We are in for hard times, but hard times are oxygen for revolutionaries. Are we not coming from down below, are we not the ones who have been persecuted, tortured, marginalized in neoliberal times? The golden decade of the continent has not come free. It has been your struggle, from below, from the unions, the universities, the neighbourhoods, that has led to a revolutionary cycle. The first wave did not fall from the sky. We bear in our bodies the marks and wounds of the struggles of the 80s and 90s. And if today, provisionally, temporarily, we must go back to the struggles of the 80s, 90s, 2000s, let us welcome them. That is what a revolutionary is for.

Fighting, winning, falling down, getting up, fighting, winning, falling down, getting up – right up to the end of our life. That is our destiny.
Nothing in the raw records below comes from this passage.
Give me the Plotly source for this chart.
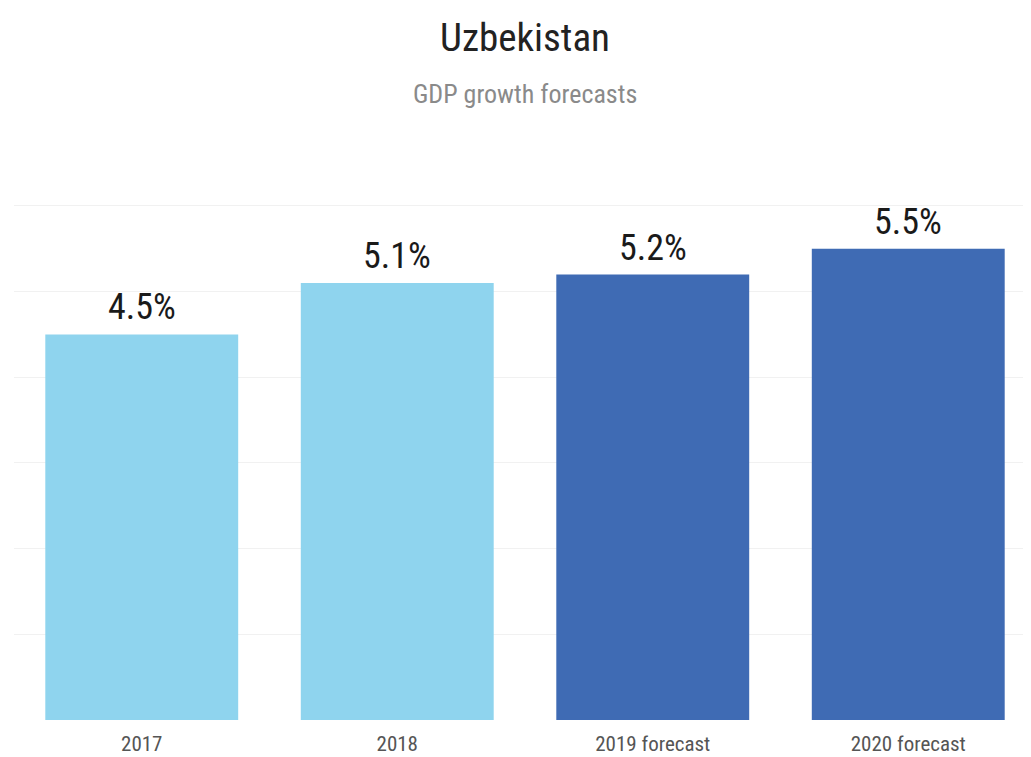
import plotly.graph_objects as go

categories = ["2017", "2018", "2019 forecast", "2020 forecast"]
values = [4.5, 5.1, 5.2, 5.5]
labels = ["4.5%", "5.1%", "5.2%", "5.5%"]
colors = ["#8fd4ee", "#8fd4ee", "#3f6bb4", "#3f6bb4"]

FONT = "Roboto Condensed, Liberation Sans Narrow, Arial Narrow, Liberation Sans, sans-serif"

W, H = 1031, 757
T, B = 162, 45

xs = list(range(len(categories)))
fig = go.Figure(go.Bar(
    x=xs,
    y=values,
    marker=dict(color=colors, line=dict(width=0)),
    width=0.755,
))

for x, v, lab in zip(xs, values, labels):
    fig.add_annotation(
        x=x, y=v, text=lab, showarrow=False, yanchor="bottom", yshift=4,
        font=dict(family=FONT, size=36, color="#1a1a1a"),
    )

fig.update_layout(
    width=W, height=H,
    margin=dict(l=6, r=3, t=T, b=B),
    paper_bgcolor="white", plot_bgcolor="white",
    showlegend=False,
    xaxis=dict(
        tickmode="array", tickvals=xs, ticktext=categories,
        range=[-0.5, 3.5], showgrid=False, zeroline=False, showline=False,
        tickfont=dict(family=FONT, size=21, color="#555555"), ticks="",
        ticklabelstandoff=9,
    ),
    yaxis=dict(
        range=[0, 6.42], dtick=1, showticklabels=False, showgrid=True,
        gridcolor="#f1f1f1", gridwidth=1, zeroline=False, showline=False,
    ),
)

titles = [("Uzbekistan", 30, 39, "#222222"), ("GDP growth forecasts", 86, 26, "#8a8a8a")]
for text, ypix, size, color in titles:
    fig.add_annotation(
        text=text, x=0.5, y=1 + (T - ypix) / (H - T - B), xref="paper", yref="paper",
        yanchor="middle", showarrow=False, font=dict(family=FONT, size=size, color=color),
    )

fig.write_html("out.html")
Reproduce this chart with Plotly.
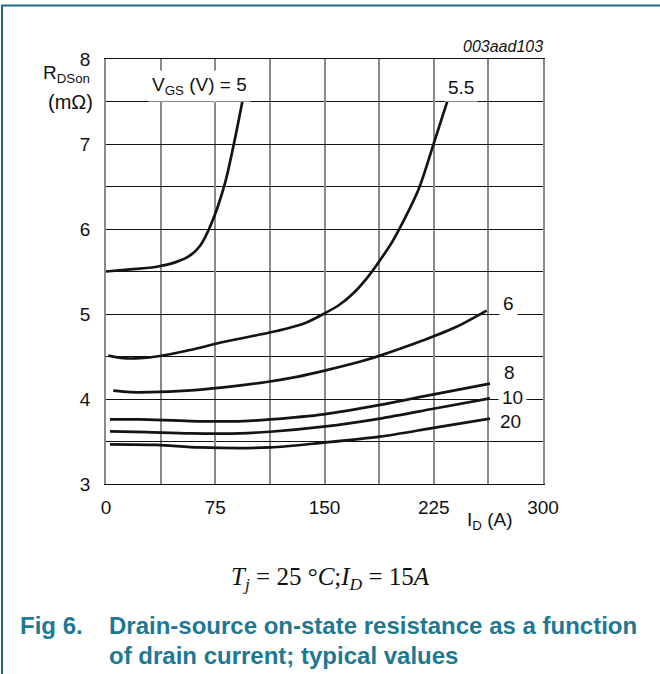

But we have something important in our favour: historical time. Historical time is on our side. As Professor Emir Sader says, our opponents have no alternative, they do not carry a project that can overcome ours. They simply make their nest on the mistakes and envies of the past. They are restorers. We know what they did with the continent, in Argentina, Bolivia, Brazil, Ecuador. We know what they did, because they ruled in the 80s and 90s. And they turned us into miserable, dependent countries, they drove us to extreme poverty situations and to collective shame. We already know what they want to do.

We are the future. We are the hope. We have done in ten years what dictators and governments over the last hundred years did not dare to do: we have recovered the homeland, dignity, hope, mobilization, and civil society. So, this is what they run up against. They are the past. They are the regression. We are the ones who move with the historical time.

But we must be very careful here. We must re-learn what we learned in the 80s and 90s, when everything was against us. We must gather strength. We must know that when we go into battle and lose, our strength goes to the enemy, boosting his own, while we are weakened. When it comes to it, we must know how to plan well, to gain legitimacy, to explain, to conquer again the people’s hopes, support, sensitivity and emotional spirit in each new fight. We must know that we have to go into battle again, the tiny and gigantic battle of ideas, in the mainstream media, in the newspapers, in the small pamphlets, at the universities, schools, and the unions. We must know that we have to rebuild a new common sense of hope, of mysticism. Ideas, organization, mobilization.

We do not know how long this battle will be. But let us get ready for it if it lasts one, two, three, four years. The continent is on the move and sooner rather than later it will no longer be a matter of just 8 or 10 countries: we will be 15, we will be 20, 30 countries celebrating this great International of revolutionary, progressive peoples.